6. If the interpreting is recorded, the customer is obliged to inform of purpose of the recording.
7. The customer is obliged to provide a break in the interpreting to the interpreter, namely 30 minutes after every 4 hours of interpreting.
8. After the end of interpreting the customer is obliged to state all necessary data in the interpreting report.
IV.
Claims
1. The finished order has some defects if it wasn’t filled in accordance with the conditions stipulated in the contract.
2. The customer is obliged to lodge a claim in written, and to state reason for it, nature of the defects and their number.
3. If the supplier admits the claim, it shall ensure correcting or emendation (in the event of translation) at its own expenses, or the supplier and the customer agree that adequate reduction in price of the translation or interpreting will be granted.
4. Amount of the reduction shall be subject to agreement of the parties, or if the parties fail to reach an agreement on the amount of the reduction, settlement shall be subject to an expert opinion issued by an independent arbitrator from the list of certified translators and interpreters of the appropriate court selected on the basis of agreement of the contracting parties.
5. The customer is entitled to lodge the claim within 30 days of the date of takeover of the order. Claims lodged later shall not be taken into account.

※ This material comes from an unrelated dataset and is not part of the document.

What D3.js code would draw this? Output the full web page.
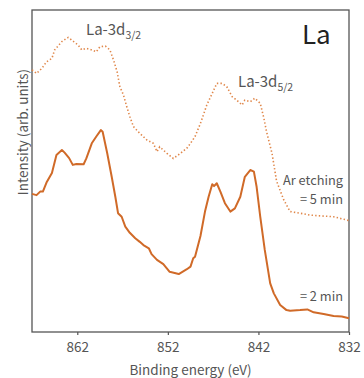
<!DOCTYPE html>
<html>
<head>
<meta charset="utf-8">
<script src="https://cdn.jsdelivr.net/npm/d3@7"></script>
<style>
  html, body { margin: 0; padding: 0; background: #fff; }
  svg { display: block; }
  text { font-family: "Noto Sans CJK JP", "Noto Sans", sans-serif; }
</style>
</head>
<body>
<svg id="chart" width="364" height="378"></svg>
<script>
// La 3d XPS spectra after Ar etching (binding energy in eV, intensity in arb. units)
const energy2min = [867.0, 866.5, 866.1, 865.8, 865.4, 864.8, 864.3, 863.7, 863.4, 862.9, 862.5, 862.1, 861.3, 861.0, 860.4, 859.9, 859.4, 859.2, 858.7, 858.2, 857.8, 857.5, 857.1, 856.7, 856.2, 855.6, 855.1, 854.7, 854.1, 853.8, 853.2, 852.5, 851.8, 850.8, 849.9, 849.5, 849.2, 849.0, 848.4, 847.9, 847.5, 847.1, 846.9, 846.6, 846.2, 845.7, 845.1, 844.6, 844.0, 843.5, 842.9, 842.5, 842.2, 841.8, 841.3, 840.7, 840.3, 839.6, 838.9, 838.5, 837.4, 836.6, 835.9, 834.8, 833.7, 832.8, 832.0];
const intensity2min = [42.9, 42.5, 43.6, 43.6, 46.4, 49.4, 55.0, 56.5, 55.7, 54.0, 51.9, 52.2, 52.1, 53.9, 58.6, 60.7, 62.7, 62.2, 55.6, 48.2, 42.0, 36.9, 35.8, 32.7, 30.8, 29.1, 28.0, 27.0, 26.0, 24.2, 22.4, 21.1, 18.7, 18.0, 19.5, 20.3, 22.9, 23.4, 29.8, 37.4, 42.0, 45.9, 45.3, 46.2, 43.6, 40.0, 37.4, 38.4, 42.0, 48.2, 50.3, 49.8, 45.1, 35.8, 25.5, 15.1, 12.0, 8.4, 6.8, 6.6, 6.8, 7.0, 6.1, 5.6, 5.0, 4.8, 4.3];

const energy5min = [867.0, 866.5, 865.9, 865.4, 864.8, 864.5, 863.7, 863.0, 862.4, 861.9, 861.5, 861.0, 860.4, 859.9, 859.5, 858.9, 858.4, 858.0, 857.6, 857.3, 856.9, 856.5, 856.2, 855.8, 855.1, 854.3, 853.6, 853.2, 852.9, 852.1, 851.4, 850.6, 849.9, 849.5, 849.0, 848.4, 847.7, 847.1, 846.6, 846.0, 845.5, 844.9, 844.4, 843.8, 843.5, 842.9, 842.4, 841.8, 841.4, 841.1, 840.5, 840.0, 839.2, 838.5, 837.4, 836.3, 834.8, 833.7, 833.0, 832.0];
const intensity5min = [81.4, 80.3, 81.9, 83.9, 85.0, 87.6, 90.2, 91.5, 90.2, 89.1, 87.6, 88.1, 87.6, 87.0, 88.6, 88.8, 87.6, 84.5, 80.8, 76.2, 73.6, 69.6, 66.9, 63.8, 61.7, 59.6, 58.6, 56.0, 57.5, 55.5, 53.9, 55.5, 57.1, 58.6, 60.7, 64.8, 70.5, 74.1, 77.2, 77.2, 76.2, 73.1, 72.0, 70.5, 72.0, 71.5, 72.6, 71.0, 66.4, 62.2, 55.5, 46.9, 41.0, 37.4, 36.9, 36.3, 36.0, 35.8, 35.3, 34.6];

const xTicks = [862, 852, 842, 832];
const xDomain = [867, 832];
const yDomain = [0, 100];

const svg = d3.select("#chart");
const margin = { left: 32, top: 10, right: 15, bottom: 46 };
const W = 364, H = 378;

const x = d3.scaleLinear().domain(xDomain).range([margin.left, W - margin.right]);
const y = d3.scaleLinear().domain(yDomain).range([H - margin.bottom, margin.top]);

const axisColor = "#555";
const textColor = "#555";

// plot frame
svg.append("rect")
  .attr("x", x(xDomain[0])).attr("y", y(yDomain[1]))
  .attr("width", x(xDomain[1]) - x(xDomain[0]))
  .attr("height", y(yDomain[0]) - y(yDomain[1]))
  .attr("fill", "none")
  .attr("stroke", axisColor)
  .attr("stroke-width", 1.3);

// bottom axis
const xAxis = d3.axisBottom(x).tickValues(xTicks).tickSize(3).tickPadding(7).tickFormat(d3.format("d"));
const gx = svg.append("g")
  .attr("transform", `translate(0,${y(yDomain[0])})`)
  .call(xAxis);
gx.select(".domain").remove();
gx.selectAll(".tick line").attr("stroke", axisColor).attr("stroke-width", 1.2);
gx.selectAll(".tick text")
  .attr("fill", textColor)
  .style("font-size", "13.5px")
  .style("font-family", "'Noto Sans CJK JP', 'Noto Sans', sans-serif");

// axis titles
svg.append("text")
  .attr("x", (x(xDomain[0]) + x(xDomain[1])) / 2)
  .attr("y", 375)
  .attr("text-anchor", "middle")
  .attr("fill", textColor)
  .style("font-size", "13.5px")
  .text("Binding energy (eV)");

svg.append("text")
  .attr("transform", `translate(22,132) rotate(-90)`)
  .attr("text-anchor", "middle")
  .attr("dominant-baseline", "central")
  .attr("fill", textColor)
  .style("font-size", "13.5px")
  .text("Intensity (arb. units)");

// spectra
const line = d3.line()
  .x(d => x(d[0]))
  .y(d => y(d[1]))
  .curve(d3.curveLinear);

const data5 = energy5min.map((e, i) => [e, intensity5min[i]]);
const data2 = energy2min.map((e, i) => [e, intensity2min[i]]);

svg.append("path")
  .datum(data5)
  .attr("d", line)
  .attr("fill", "none")
  .attr("stroke", "#e0874a")
  .attr("stroke-width", 1.6)
  .attr("stroke-dasharray", "1.4,2.2");

svg.append("path")
  .datum(data2)
  .attr("d", line)
  .attr("fill", "none")
  .attr("stroke", "#d06a28")
  .attr("stroke-width", 2)
  .attr("stroke-linejoin", "round");

// peak labels
const peak32 = svg.append("text")
  .attr("x", 86).attr("y", 35)
  .attr("fill", textColor)
  .style("font-size", "15px")
  .text("La-3d");
peak32.append("tspan").attr("dy", 4).style("font-size", "10.5px").text("3/2");

const peak52 = svg.append("text")
  .attr("x", 238).attr("y", 87)
  .attr("fill", textColor)
  .style("font-size", "15px")
  .text("La-3d");
peak52.append("tspan").attr("dy", 4).style("font-size", "10.5px").text("5/2");

// element label
svg.append("text")
  .attr("x", 302).attr("y", 44)
  .attr("fill", "#222")
  .style("font-size", "26px")
  .text("La");

// etching time labels
const etch = [
  { t: "Ar etching", yy: 185 },
  { t: "= 5 min", yy: 204 },
  { t: "= 2 min", yy: 301 }
];
svg.selectAll(".etch")
  .data(etch)
  .enter().append("text")
  .attr("class", "etch")
  .attr("x", 343)
  .attr("y", d => d.yy)
  .attr("text-anchor", "end")
  .attr("fill", textColor)
  .style("font-size", "12.8px")
  .text(d => d.t);
</script>
</body>
</html>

6. The supplier is responsible for defects in the filled order up to the amount of its price as maximum.
V.
Price terms
1. The applicable price list that forms an integral part of these Conditions is a basic document for calculation of the price.
2. On the customer’s demand it is possible to determine a preliminary calculation of the price of the order. The final price is calculated in accordance with the resulting text of the finished translation.

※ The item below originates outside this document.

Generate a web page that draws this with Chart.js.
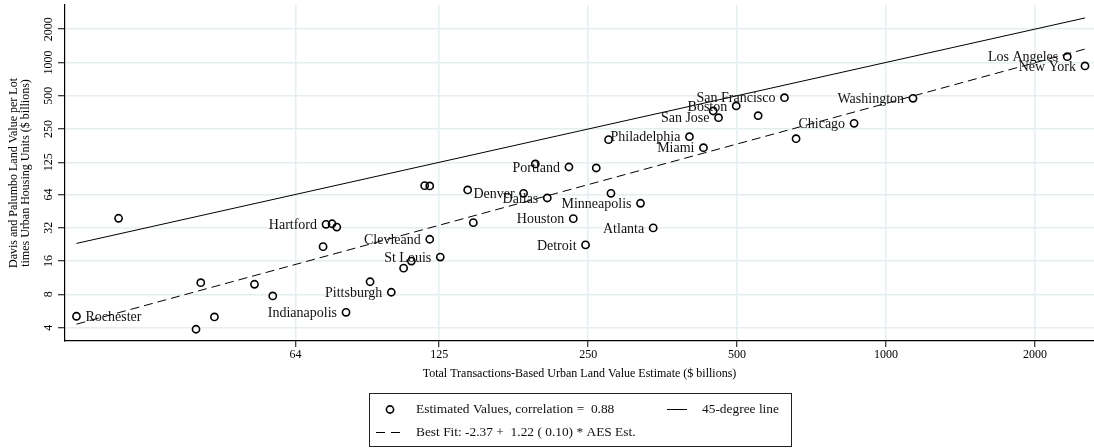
<!DOCTYPE html>
<html>
<head>
<meta charset="utf-8">
<script src="https://cdn.jsdelivr.net/npm/chart.js@4.4.1/dist/chart.umd.min.js"></script>
<style>
  html, body { margin: 0; padding: 0; background: #fff; overflow: hidden; }
  #wrap { width: 1094px; height: 448px; position: relative; }
  canvas { display: block; }
</style>
</head>
<body>
<div id="wrap"><canvas id="c" width="1094" height="448"></canvas></div>
<script>
// ---------------- data ----------------
const cityNames = [
  'Rochester', '', '', '', '', '', '', '', 'Hartford', '', '',
  'Indianapolis', '', 'Pittsburgh', '', '', '', '', 'Clevleand', 'St Louis',
  '', '', 'Denver', '', 'Dallas', 'Portland', 'Houston', 'Detroit', '', '', '',
  'Minneapolis', 'Atlanta', 'Philadelphia', 'Miami', '', 'San Jose', 'Boston', '',
  'San Francisco', '', 'Chicago', 'Washington', 'Los Angeles', 'New York'
];
const aesEstimate = [
  23.1, 28.1, 40.3, 41.2, 43.9, 52.9, 57.6, 72.8, 73.8, 75.9, 77.6,
  81.0, 90.6, 100.0, 105.9, 109.8, 116.8, 119.6, 119.6, 125.6,
  142.7, 146.5, 185.1, 195.5, 206.7, 228.6, 233.3, 247, 259.6, 274.9, 278,
  319, 338.4, 400.6, 427.6, 447.4, 458.6, 498, 551.5,
  623.4, 658, 862, 1134, 2325, 2525
];
const dpLandValue = [
  5.07, 39.0, 3.87, 10.2, 5.0, 9.87, 7.74, 21.6, 34.4, 34.8, 32.5,
  5.51, 10.4, 8.36, 13.8, 16.0, 76.9, 76.4, 25.2, 17.4,
  70.3, 35.6, 65.6, 120.8, 59.5, 113.4, 38.7, 22.4, 111.1, 200.3, 65.6,
  53.3, 31.9, 213.2, 169.5, 364, 316.5, 404, 330,
  480, 204.5, 281.7, 474, 1127, 929
];
const lineEndsX = [23.1, 2525];
const degree45Y = [23.1, 2525];
const bestFitY = [4.3, 1320];

const xTickValues = [64, 125, 250, 500, 1000, 2000];
const xTickLabels = ['64', '125', '250', '500', '1000', '2000'];
const yTickValues = [4, 8, 16, 32, 64, 125, 250, 500, 1000, 2000];
const yTickLabels = ['4', '8', '16', '32', '64', '125', '250', '500', '1000', '2000'];

const xTitle = 'Total Transactions-Based Urban Land Value Estimate ($ billions)';
const yTitle = ['Davis and Palumbo Land Value per Lot', 'times Urban Housing Units ($ billions)'];
const seriesLabels = [
  'Estimated Values, correlation =  0.88',
  '45-degree line',
  'Best Fit: -2.37 +  1.22 ( 0.10) * AES Est.'
];
const rightLabeled = ['Rochester'];

// ---------------- rendering ----------------
const SERIF = "'Liberation Serif', 'Times New Roman', Times, serif";

const pointsData = aesEstimate.map((x, i) => ({ x: x, y: dpLandValue[i] }));
const deg45Data = lineEndsX.map((x, i) => ({ x: x, y: degree45Y[i] }));
const fitData = lineEndsX.map((x, i) => ({ x: x, y: bestFitY[i] }));

const labelPlugin = {
  id: 'cityLabels',
  afterDatasetsDraw(chart) {
    const ctx = chart.ctx;
    const meta = chart.getDatasetMeta(0);
    ctx.save();
    ctx.font = '14px ' + SERIF;
    ctx.fillStyle = '#111';
    ctx.textBaseline = 'middle';
    meta.data.forEach((pt, i) => {
      const name = cityNames[i];
      if (!name) return;
      const right = rightLabeled.includes(name);
      ctx.textAlign = right ? 'left' : 'right';
      ctx.fillText(name, pt.x + (right ? 9 : -9), pt.y + 1);
    });
    ctx.restore();
  }
};

const legendPlugin = {
  id: 'boxLegend',
  afterDraw(chart) {
    const ctx = chart.ctx;
    const ds = chart.data.datasets;
    ctx.save();
    ctx.fillStyle = '#fff';
    ctx.fillRect(369.5, 393.5, 422, 53);
    ctx.strokeStyle = '#222';
    ctx.lineWidth = 1;
    ctx.strokeRect(369.5, 393.5, 422, 53);
    ctx.lineWidth = 1.6;
    ctx.strokeStyle = '#000';
    ctx.beginPath();
    ctx.arc(390, 409.5, 3.6, 0, Math.PI * 2);
    ctx.stroke();
    ctx.lineWidth = 1;
    ctx.beginPath();
    ctx.moveTo(667, 409.5); ctx.lineTo(687, 409.5);
    ctx.stroke();
    ctx.beginPath();
    ctx.moveTo(376, 432.5); ctx.lineTo(385, 432.5);
    ctx.moveTo(391, 432.5); ctx.lineTo(400, 432.5);
    ctx.stroke();
    ctx.font = '13.4px ' + SERIF;
    ctx.fillStyle = '#111';
    ctx.textBaseline = 'middle';
    ctx.textAlign = 'left';
    ctx.fillText(ds[0].label, 416, 409.5);
    ctx.fillText(ds[1].label, 702, 409.5);
    ctx.fillText(ds[2].label, 416, 432.5);
    ctx.restore();
  }
};

const bgPlugin = {
  id: 'bg',
  beforeDraw(chart) {
    const ctx = chart.ctx;
    ctx.save();
    ctx.fillStyle = '#fff';
    ctx.fillRect(0, 0, chart.width, chart.height);
    ctx.restore();
  }
};

new Chart(document.getElementById('c'), {
  type: 'scatter',
  data: {
    datasets: [
      {
        label: seriesLabels[0],
        data: pointsData,
        showLine: false,
        pointStyle: 'circle',
        pointRadius: 3.6,
        pointBorderWidth: 1.6,
        borderColor: '#000',
        backgroundColor: 'rgba(0,0,0,0)',
        pointBackgroundColor: 'rgba(0,0,0,0)',
        order: 1
      },
      {
        label: seriesLabels[1],
        type: 'line',
        data: deg45Data,
        borderColor: '#000',
        borderWidth: 1,
        pointRadius: 0,
        fill: false,
        order: 2
      },
      {
        label: seriesLabels[2],
        type: 'line',
        data: fitData,
        borderColor: '#000',
        borderWidth: 1,
        borderDash: [9, 5],
        pointRadius: 0,
        fill: false,
        order: 3
      }
    ]
  },
  options: {
    responsive: false,
    animation: false,
    devicePixelRatio: 1,
    layout: { autoPadding: false, padding: { top: 5, left: 0, right: 0, bottom: 62 } },
    plugins: {
      legend: { display: false },
      tooltip: { enabled: false },
      title: { display: false }
    },
    scales: {
      x: {
        type: 'logarithmic',
        position: 'bottom',
        min: 21.9,
        max: 2633,
        afterBuildTicks: (s) => { s.ticks = xTickValues.map(v => ({ value: v })); },
        afterFit: (s) => { s.height = 45; s.paddingLeft = 0; s.paddingRight = 0; },
        ticks: {
          autoSkip: false,
          maxRotation: 0,
          minRotation: 0,
          padding: 1,
          color: '#000',
          font: { family: SERIF, size: 12 },
          callback: (v, i) => xTickLabels[i]
        },
        grid: {
          color: '#e5eef0',
          lineWidth: 1.5,
          drawTicks: true,
          tickColor: '#000',
          tickLength: 6,
          tickWidth: 1
        },
        border: { display: true, color: '#000', width: 1.2 },
        title: {
          display: true,
          text: xTitle,
          color: '#000',
          font: { family: SERIF, size: 12 },
          padding: { top: 0, bottom: 5 }
        }
      },
      y: {
        type: 'logarithmic',
        position: 'left',
        min: 3.03,
        max: 3306,
        afterBuildTicks: (s) => { s.ticks = yTickValues.map(v => ({ value: v })); },
        afterFit: (s) => { s.width = 65; s.paddingTop = 0; s.paddingBottom = 0; },
        ticks: {
          autoSkip: false,
          minRotation: 90,
          maxRotation: 90,
          crossAlign: 'center',
          padding: -3,
          color: '#000',
          font: { family: SERIF, size: 12 },
          callback: (v, i) => yTickLabels[i]
        },
        grid: {
          color: '#e5eef0',
          lineWidth: 1.5,
          drawTicks: true,
          tickColor: '#000',
          tickLength: 7,
          tickWidth: 1
        },
        border: { display: true, color: '#000', width: 1.2 },
        title: {
          display: true,
          text: yTitle,
          color: '#000',
          font: { family: SERIF, size: 12, lineHeight: 1.0 },
          padding: { top: 8, bottom: 0 }
        }
      }
    }
  },
  plugins: [bgPlugin, labelPlugin, legendPlugin]
});
</script>
</body>
</html>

3. Any reductions should be agreed in advance.
VI.
Terms of payment
1. Price of the order is payable in accordance with an invoice issued immediately after fulfilment of the order.
2. In the event that the order is extensive, a primary one, or for some other important reasons, the supplier is obliged to issue an advance invoice payable by the date stated in the invoice.

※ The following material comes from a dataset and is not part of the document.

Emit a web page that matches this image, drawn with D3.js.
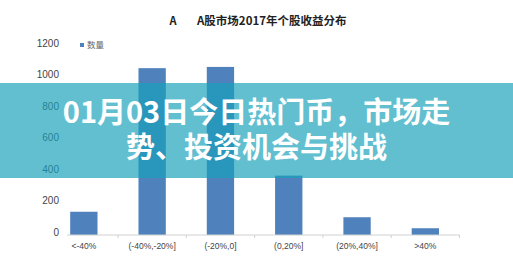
<!DOCTYPE html>
<html><head><meta charset="utf-8">
<script src="https://cdn.jsdelivr.net/npm/d3@7"></script>
<style>body{margin:0;background:#fff;}svg{display:block;}</style>
</head><body>
<script>
const categories = ["<-40%", "(-40%,-20%]", "(-20%,0]", "(0,20%]", "(20%,40%]", ">40%"];
const counts = [148, 1062, 1070, 378, 113, 43];
const yTicks = [0, 200, 400, 600, 800, 1000, 1200];
const chartTitle = "A股市场2017年个股收益分布";
const seriesName = "数量";
const bannerLines = ["01月03日今日热门币，市场走", "势、投资机会与挑战"];

const W = 513, H = 262;
const svg = d3.select("body").append("svg").attr("width", W).attr("height", H);
const font = "'Noto Sans CJK SC', 'Liberation Sans', sans-serif";

const x = d3.scaleBand().domain(categories).range([49.7, 459.5]).paddingInner(0.6).paddingOuter(0.3);
const y = d3.scaleLinear().domain([0, 1200]).range([235, 46.5]);

// title
svg.append("text").attr("x", 173).attr("y", 25).attr("text-anchor", "middle")
  .attr("font-family", font).attr("font-weight", "bold").attr("font-size", 11).attr("fill", "#222").text("A");
svg.append("text").attr("x", 197).attr("y", 25)
  .attr("font-family", font).attr("font-weight", "bold").attr("font-size", 11.5).attr("fill", "#222").text(chartTitle);

// y tick labels
svg.append("g").selectAll("text").data(yTicks).join("text")
  .attr("x", 59).attr("y", d => y(d) - 3).attr("dy", "0.35em").attr("text-anchor", "end")
  .attr("font-family", "'Liberation Sans', Arial, sans-serif").attr("font-size", 10).attr("fill", "#444")
  .text(d => d);

// legend
svg.append("rect").attr("x", 80).attr("y", 43).attr("width", 4).attr("height", 4).attr("fill", "#4f81bd");
svg.append("text").attr("x", 87).attr("y", 45).attr("dy", "0.35em")
  .attr("font-family", font).attr("font-size", 8.5).attr("fill", "#666").text(seriesName);

// bars
svg.append("g").selectAll("rect").data(categories).join("rect")
  .attr("x", d => x(d)).attr("width", x.bandwidth())
  .attr("y", (d, i) => y(counts[i])).attr("height", (d, i) => y(0) - y(counts[i]))
  .attr("fill", "#4f81bd");

// x axis
const axis = svg.append("g").attr("transform", `translate(0,${y(0)})`);
axis.append("line").attr("x1", 67).attr("x2", 459.5).attr("stroke", "#d0d0d0");
const step = x.step();
const bounds = categories.map((c, i) => x(c) + x.bandwidth() / 2 + step / 2);
axis.selectAll("line.t").data(bounds).join("line").attr("class", "t")
  .attr("x1", d => d).attr("x2", d => d).attr("y1", 0).attr("y2", 3).attr("stroke", "#d0d0d0");
axis.selectAll("text").data(categories).join("text")
  .attr("x", d => x(d) + x.bandwidth() / 2).attr("y", 11).attr("dy", "0.35em").attr("text-anchor", "middle")
  .attr("font-family", "'Liberation Sans', Arial, sans-serif").attr("font-size", 8.5).attr("fill", "#444")
  .text(d => d);

// banner overlay
svg.append("rect").attr("x", 0).attr("y", 83).attr("width", W).attr("height", 95)
  .attr("fill", "rgb(24,160,186)").attr("fill-opacity", 0.68);
const bt = svg.append("text").attr("text-anchor", "middle")
  .attr("font-family", font).attr("font-weight", "bold").attr("font-size", 29).attr("fill", "#fff");
bt.selectAll("tspan").data(bannerLines).join("tspan")
  .attr("x", 256.5).attr("y", (d, i) => 112.5 + i * 35.5).attr("dy", "0.35em")
  .text(d => d);
</script>
</body></html>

3. In the event of default in payment the customer is obliged to pay a contractual fine amounting to 0.05 % of the sum owing for each day of delay to the supplier.
VII.
Withdrawal from the contract
1. Either contracting party is entitled to withdraw from the contract if any unrecoverable obstacles occur on its part preventing performance of the contract after the contract was fixed.
2. The other party should be informed of withdrawal from the contract in written without any delay.
3. In the event that the customer decides to withdraw from the contract, it is obliged to pay a cancellation fee to the supplier, amount of which is as follows:
a, in the event of translator’s services - price of the part of the order that has already been fulfilled,
b, in the event of interpreter’s services - if the customer decides to withdraw from the contract not later than 7 days before the beginning of the event, the fee is 20% of the agreed price, three days or less before the beginning of the event the fee is 50% of the agreed price. If the event is cancelled on the day when the event should be held, the customer is obliged to pay the full price.
4. The customer is obliged to inform the supplier in written if the text is used in press or in any other media; if the customer fails to inform the supplier, it is not entitled to compensation due to mistakes in the text translated.
VIII.
1. If not stated to the contrary in the Business Conditions, legal relationship between the contracting parties is subject to the appropriate provisions of Act No. 513/1991 Coll.
2. The Business Conditions form an integral part of the contract, and after signature of the contract they are binding for either contracting party.
3. In accordance with Section 273 Act No.513/1991 Coll. the Business Conditions are considered general business conditions of the firm JUDr. Pavlína Megová MKM Jazyková škola Překladatelská agentura.